» Problem statement: Omit all images. Transcribe the rest of the material below exactly.

_ _ _ _

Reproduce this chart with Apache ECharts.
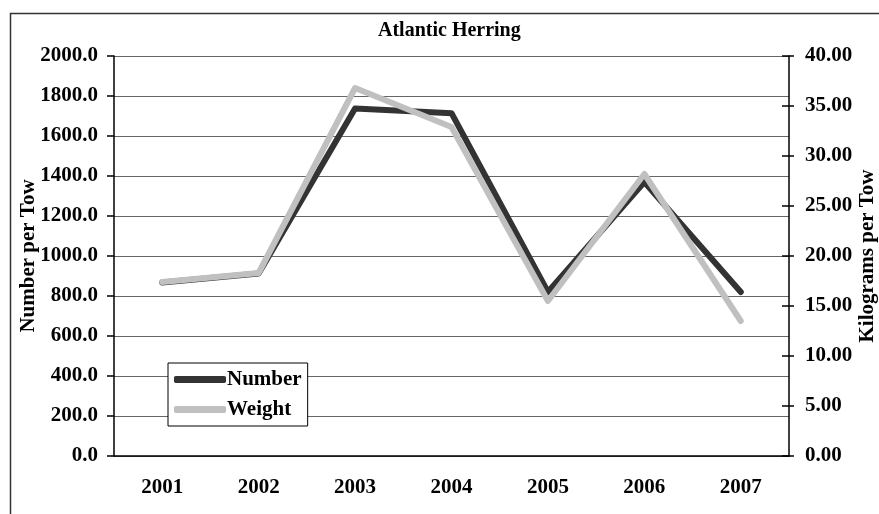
<!DOCTYPE html>
<html>
<head>
<meta charset="utf-8">
<script src="https://cdn.jsdelivr.net/npm/echarts@6/dist/echarts.min.js"></script>
<style>html,body{margin:0;padding:0;background:#fff}#c{width:879px;height:514px}</style>
</head>
<body>
<div id="c"></div>
<script>
var title = 'Atlantic Herring';
var years = ['2001', '2002', '2003', '2004', '2005', '2006', '2007'];
var numberPerTow = [868, 913, 1737, 1714, 820, 1370, 820];
var weightPerTow = [17.4, 18.3, 36.8, 32.9, 15.5, 28.2, 13.5];
var leftName = 'Number per Tow';
var rightName = 'Kilograms per Tow';

var FONT = "'Liberation Serif', 'Times New Roman', serif";
var txt = {fontFamily: FONT, fontWeight: 'bold', fontSize: 21, color: '#000'};

var chart = echarts.init(document.getElementById('c'), null, {renderer: 'canvas'});
chart.setOption({
  animation: false,
  backgroundColor: '#fff',
  title: {text: title, left: 378, top: 21, padding: 0, textStyle: Object.assign({}, txt, {fontSize: 20})},
  graphic: [{type: 'rect', left: 8, top: 11, shape: {width: 1000, height: 1000}, style: {fill: 'none', stroke: '#333', lineWidth: 1.5}, silent: true}],
  grid: {left: 114, right: 90, top: 56, bottom: 58, outerBoundsMode: 'none', containLabel: false},
  legend: {
    left: 168, top: 363, orient: 'vertical',
    itemWidth: 52, itemHeight: 7, itemGap: 9,
    padding: [6, 6, 6, 6],
    borderColor: '#000', borderWidth: 1, backgroundColor: '#fff',
    textStyle: Object.assign({}, txt, {padding: [0, 0, 0, -4]}),
    data: [{name: 'Number', icon: 'roundRect'}, {name: 'Weight', icon: 'roundRect'}]
  },
  xAxis: {
    type: 'category', data: years, boundaryGap: true,
    axisLine: {lineStyle: {color: '#000', width: 1.5}},
    axisTick: {length: 6, lineStyle: {color: '#000', width: 1.5}},
    axisLabel: Object.assign({}, txt, {margin: 21})
  },
  yAxis: [{
    type: 'value', min: 0, max: 2000, interval: 200, position: 'left',
    name: leftName, nameLocation: 'middle', nameGap: 75, nameRotate: 90, nameMoveOverlap: false,
    nameTextStyle: txt,
    axisLine: {show: true, lineStyle: {color: '#000', width: 1.5}},
    axisTick: {show: true, length: 7, lineStyle: {color: '#000', width: 1.5}},
    axisLabel: Object.assign({}, txt, {margin: 16, formatter: function (v) { return v.toFixed(1); }}),
    splitLine: {lineStyle: {color: '#666', width: 1.2}}
  }, {
    type: 'value', min: 0, max: 40, interval: 5, position: 'right',
    name: rightName, nameLocation: 'middle', nameGap: 68, nameRotate: 90, nameMoveOverlap: false,
    nameTextStyle: txt,
    axisLine: {show: true, lineStyle: {color: '#000', width: 1.5}},
    axisTick: {show: true, length: 5, lineStyle: {color: '#000', width: 1.5}},
    axisLabel: Object.assign({}, txt, {margin: 16, formatter: function (v) { return v.toFixed(2); }}),
    splitLine: {show: false}
  }, {
    type: 'value', min: 0, max: 40, interval: 5, position: 'right',
    axisLine: {show: false},
    axisTick: {show: true, inside: true, length: 7, lineStyle: {color: '#000', width: 1.5}},
    axisLabel: {show: false},
    splitLine: {show: false}
  }],
  series: [{
    name: 'Number', type: 'line', yAxisIndex: 0, data: numberPerTow,
    symbol: 'none', color: '#333333',
    lineStyle: {color: '#333333', width: 6, cap: 'round', join: 'round'}
  }, {
    name: 'Weight', type: 'line', yAxisIndex: 1, data: weightPerTow,
    symbol: 'none', color: '#c0c0c0',
    lineStyle: {color: '#c0c0c0', width: 6, cap: 'round', join: 'round'}
  }]
});
</script>
</body>
</html>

_ _ _ _

» Answer to this exercise:
Reproduce this chart with Apache ECharts.
<!DOCTYPE html>
<html>
<head>
<meta charset="utf-8">
<script src="https://cdn.jsdelivr.net/npm/echarts@6/dist/echarts.min.js"></script>
<style>html,body{margin:0;padding:0;background:#fff}#c{width:879px;height:514px}</style>
</head>
<body>
<div id="c"></div>
<script>
var title = 'Atlantic Herring';
var years = ['2001', '2002', '2003', '2004', '2005', '2006', '2007'];
var numberPerTow = [868, 913, 1737, 1714, 820, 1370, 820];
var weightPerTow = [17.4, 18.3, 36.8, 32.9, 15.5, 28.2, 13.5];
var leftName = 'Number per Tow';
var rightName = 'Kilograms per Tow';

var FONT = "'Liberation Serif', 'Times New Roman', serif";
var txt = {fontFamily: FONT, fontWeight: 'bold', fontSize: 21, color: '#000'};

var chart = echarts.init(document.getElementById('c'), null, {renderer: 'canvas'});
chart.setOption({
  animation: false,
  backgroundColor: '#fff',
  title: {text: title, left: 378, top: 21, padding: 0, textStyle: Object.assign({}, txt, {fontSize: 20})},
  graphic: [{type: 'rect', left: 8, top: 11, shape: {width: 1000, height: 1000}, style: {fill: 'none', stroke: '#333', lineWidth: 1.5}, silent: true}],
  grid: {left: 114, right: 90, top: 56, bottom: 58, outerBoundsMode: 'none', containLabel: false},
  legend: {
    left: 168, top: 363, orient: 'vertical',
    itemWidth: 52, itemHeight: 7, itemGap: 9,
    padding: [6, 6, 6, 6],
    borderColor: '#000', borderWidth: 1, backgroundColor: '#fff',
    textStyle: Object.assign({}, txt, {padding: [0, 0, 0, -4]}),
    data: [{name: 'Number', icon: 'roundRect'}, {name: 'Weight', icon: 'roundRect'}]
  },
  xAxis: {
    type: 'category', data: years, boundaryGap: true,
    axisLine: {lineStyle: {color: '#000', width: 1.5}},
    axisTick: {length: 6, lineStyle: {color: '#000', width: 1.5}},
    axisLabel: Object.assign({}, txt, {margin: 21})
  },
  yAxis: [{
    type: 'value', min: 0, max: 2000, interval: 200, position: 'left',
    name: leftName, nameLocation: 'middle', nameGap: 75, nameRotate: 90, nameMoveOverlap: false,
    nameTextStyle: txt,
    axisLine: {show: true, lineStyle: {color: '#000', width: 1.5}},
    axisTick: {show: true, length: 7, lineStyle: {color: '#000', width: 1.5}},
    axisLabel: Object.assign({}, txt, {margin: 16, formatter: function (v) { return v.toFixed(1); }}),
    splitLine: {lineStyle: {color: '#666', width: 1.2}}
  }, {
    type: 'value', min: 0, max: 40, interval: 5, position: 'right',
    name: rightName, nameLocation: 'middle', nameGap: 68, nameRotate: 90, nameMoveOverlap: false,
    nameTextStyle: txt,
    axisLine: {show: true, lineStyle: {color: '#000', width: 1.5}},
    axisTick: {show: true, length: 5, lineStyle: {color: '#000', width: 1.5}},
    axisLabel: Object.assign({}, txt, {margin: 16, formatter: function (v) { return v.toFixed(2); }}),
    splitLine: {show: false}
  }, {
    type: 'value', min: 0, max: 40, interval: 5, position: 'right',
    axisLine: {show: false},
    axisTick: {show: true, inside: true, length: 7, lineStyle: {color: '#000', width: 1.5}},
    axisLabel: {show: false},
    splitLine: {show: false}
  }],
  series: [{
    name: 'Number', type: 'line', yAxisIndex: 0, data: numberPerTow,
    symbol: 'none', color: '#333333',
    lineStyle: {color: '#333333', width: 6, cap: 'round', join: 'round'}
  }, {
    name: 'Weight', type: 'line', yAxisIndex: 1, data: weightPerTow,
    symbol: 'none', color: '#c0c0c0',
    lineStyle: {color: '#c0c0c0', width: 6, cap: 'round', join: 'round'}
  }]
});
</script>
</body>
</html>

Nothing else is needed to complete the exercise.